By The Editorial Board
In Shakespeare’s Romeo and Juliet, Juliet asks the famous question, “What’s in a name?” Well, Juliet, we have an answer for you: a lot. A name represents a person’s identity, reputation, and character. So what happens when a person’s name disappears? Just look at what happened with Yik Yak.
Yik Yak recently exploded at South, but not for any of the right reasons. Serving as a place for hurtful and inappropriate remarks, Yik Yak turned from bad to worse to horrid very quickly. Comments were made about teachers, students, and races, and many of the comments were explicitly negative. However, Yik Yak is just one example of a greater problem: the effect of anonymity.
There is a term in psychology known as deindividuation, which is the loss of self-awareness or identity in a group setting. Researchers have found that deindividuation almost always results in mean and aggressive behavior. The same results could easily be seen on Yik Yak. But why do we resort to negative behavior when we’re anonymous? While researchers don’t exactly know the answer, we can speculate why Yik Yak devolved into cruelty. Is it because humans are truly malicious inside? Or is it because of the levels of maturity of those posting? It could very well be a mix of both.
When compared to Yik Yak comments made at colleges, South’s comments took a much less mature approach. At colleges such as Princeton and George Washington University, posts were made to promote school events, talk about sports teams, or converse about local and current events. These college-level comments suggest that differences in maturity may have caused the aforementioned problems at South.
But what was the incentive to be so cruel? In addition to the scientific explanation that humans naturally resort to aggression when anonymous, another potential reason is the “likes” system on Yik Yak, which allows people to anonymously like or dislike the post.
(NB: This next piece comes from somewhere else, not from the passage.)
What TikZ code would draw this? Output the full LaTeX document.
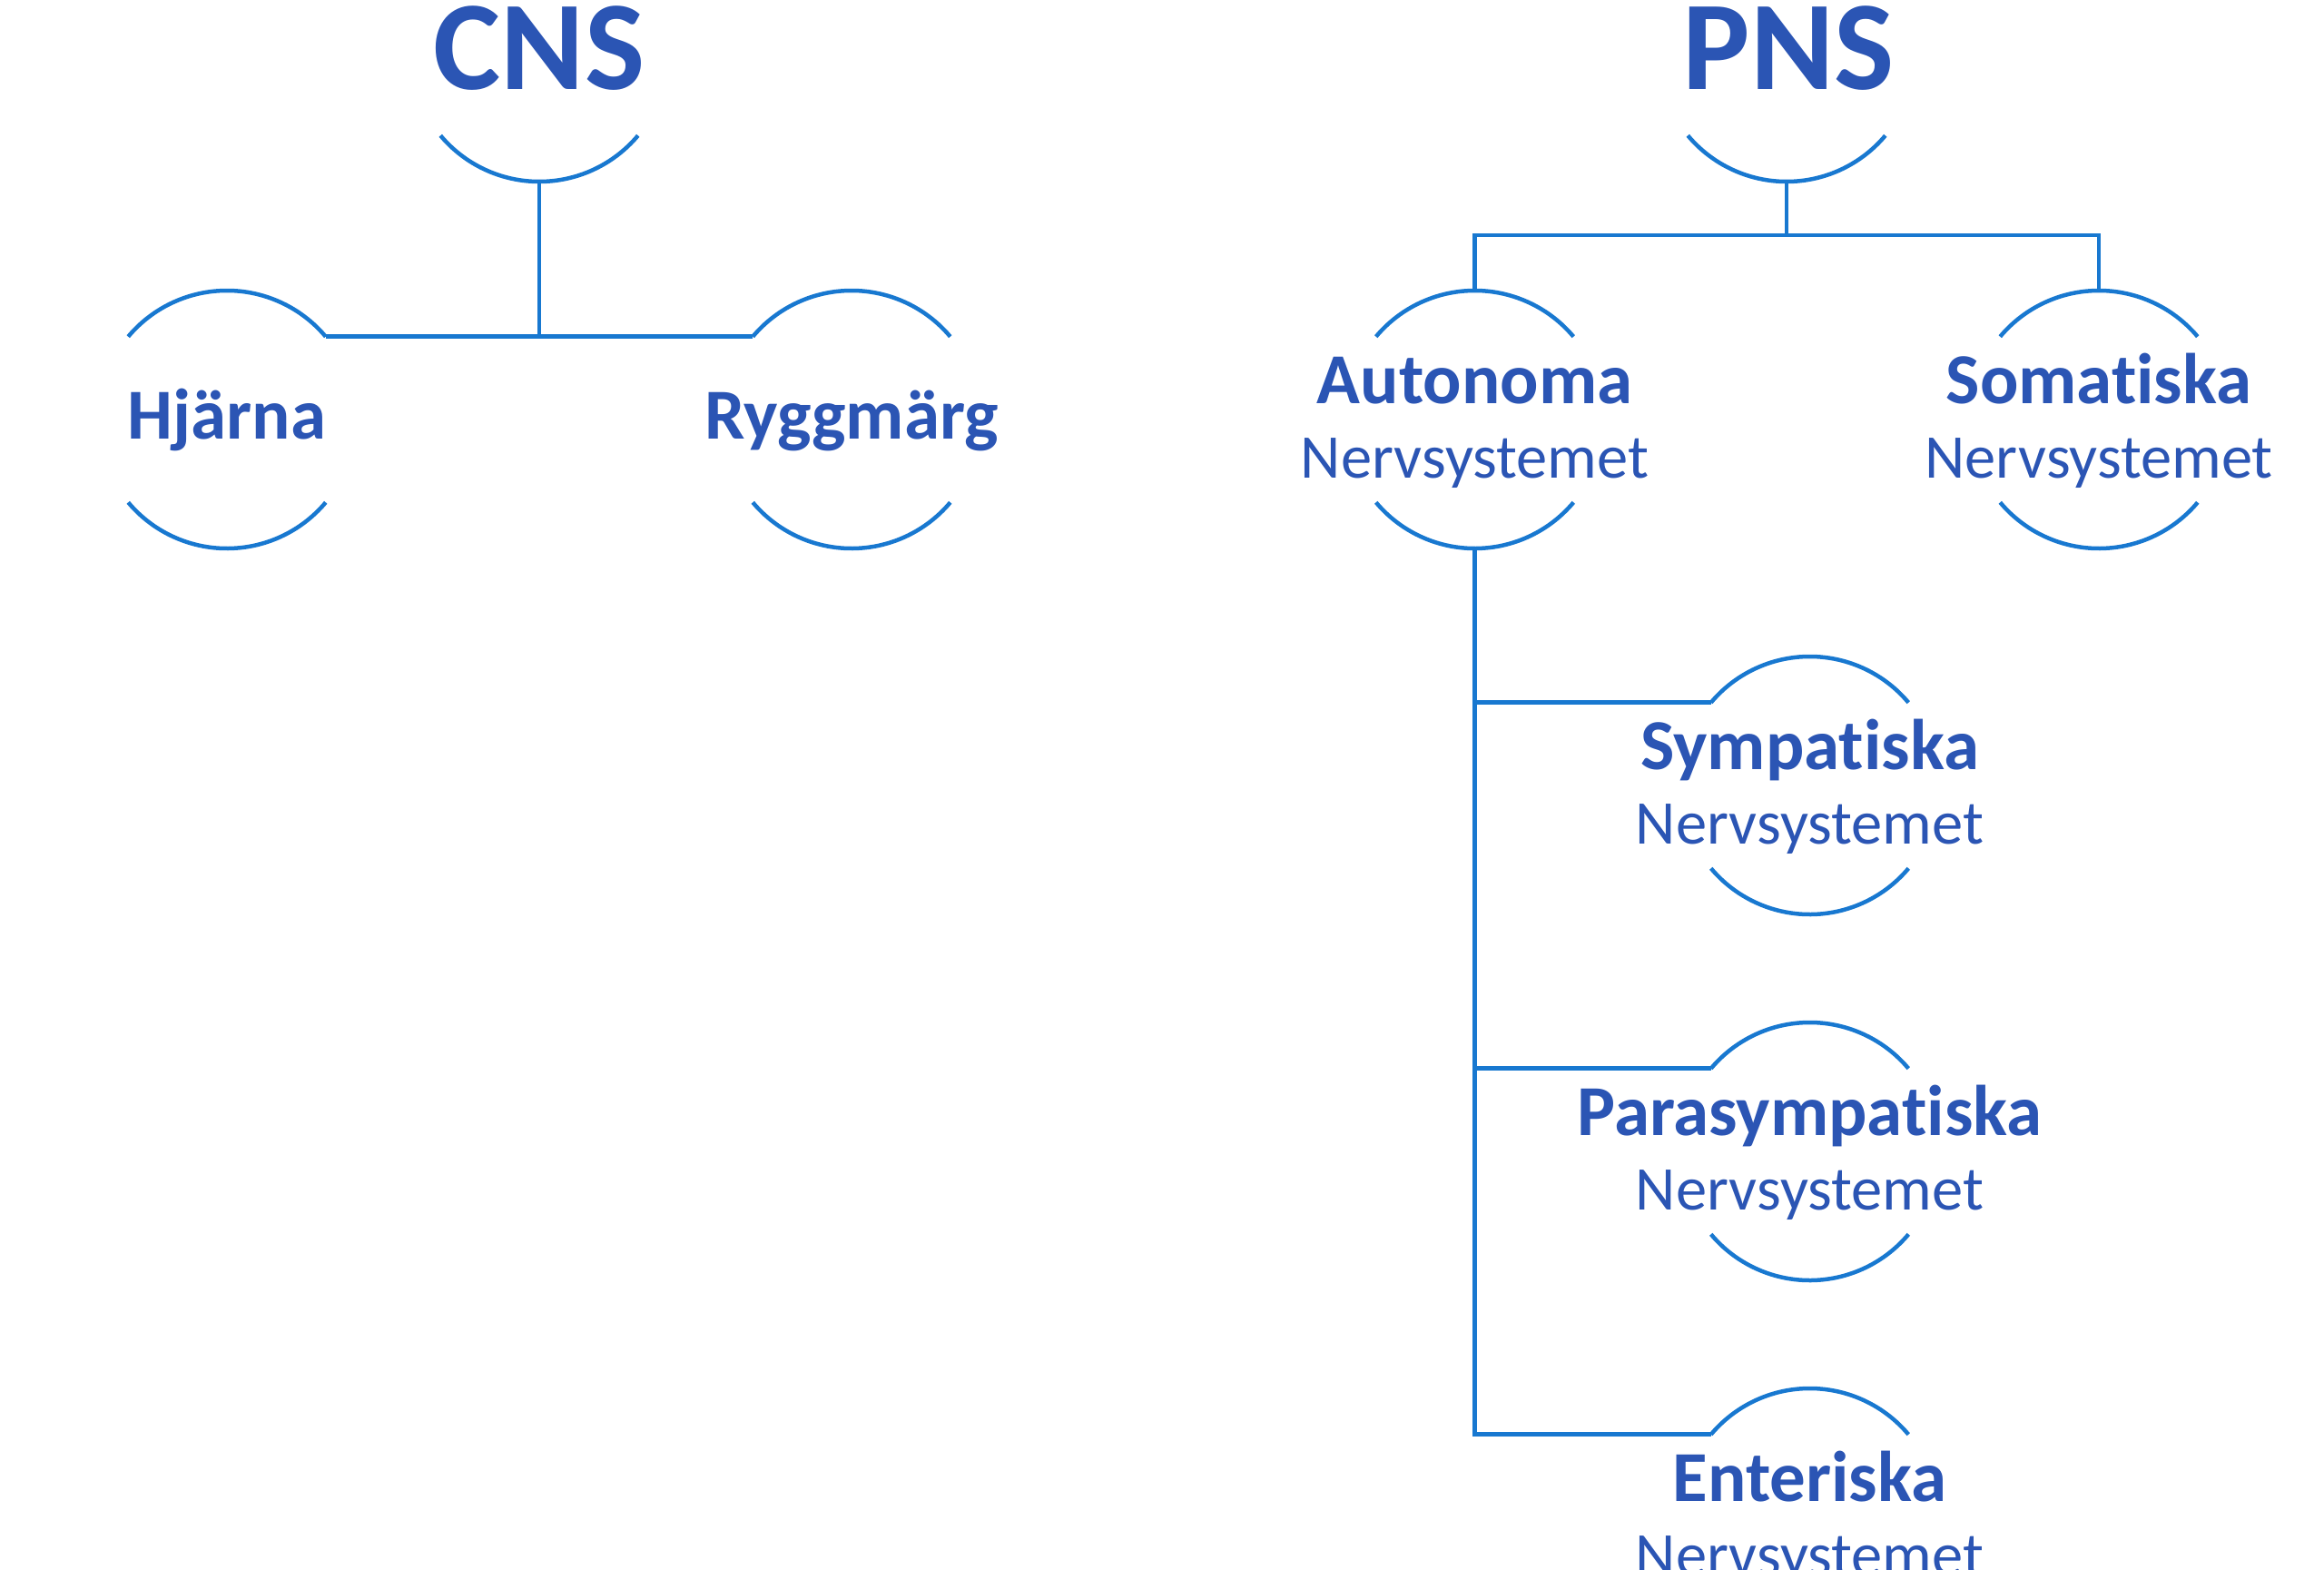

It may seem that “nice” posts do not get nearly as many likes as “mean” ones, and so the cruel comments are encouraged.
There may be another underlying influence to these rude comments: the power of gossip, especially the nasty kind. Taking a bittersweet look at the situation, Yik Yak served as a unifying force that actually brought South’s students together; all were united in laughing at other people’s expenses. However, this union was for all the wrong reasons, and the situation highlighted the true power of nasty gossip.
Regardless, Yik Yak has illuminated some unfortunate truths about the South community. It has shown us that, sadly, we aren’t all nice and caring individuals and that some of us can be truly cruel. In addition, Yik Yak has shown us that for the most part, we are still young, immature teenagers, and not necessarily the young adults teachers and peers believe that we are.
Fortunately, the Yik Yak yammering died out rapidly, demonstrating that there are more people in this community who are respectful, caring individuals than the comments on Yik Yak indicated. It has also reopened a dialogue about bullying and the power of words. If there’s anything we can learn from this whole scenario, it’s that the phrase “sticks and stones can break my bones, but words will never hurt me,” isn’t so true after all. In fact, words can often be the most powerful and harmful form of bullying, because in the end, the bruises will go away, but the psychological pain of those words won’t.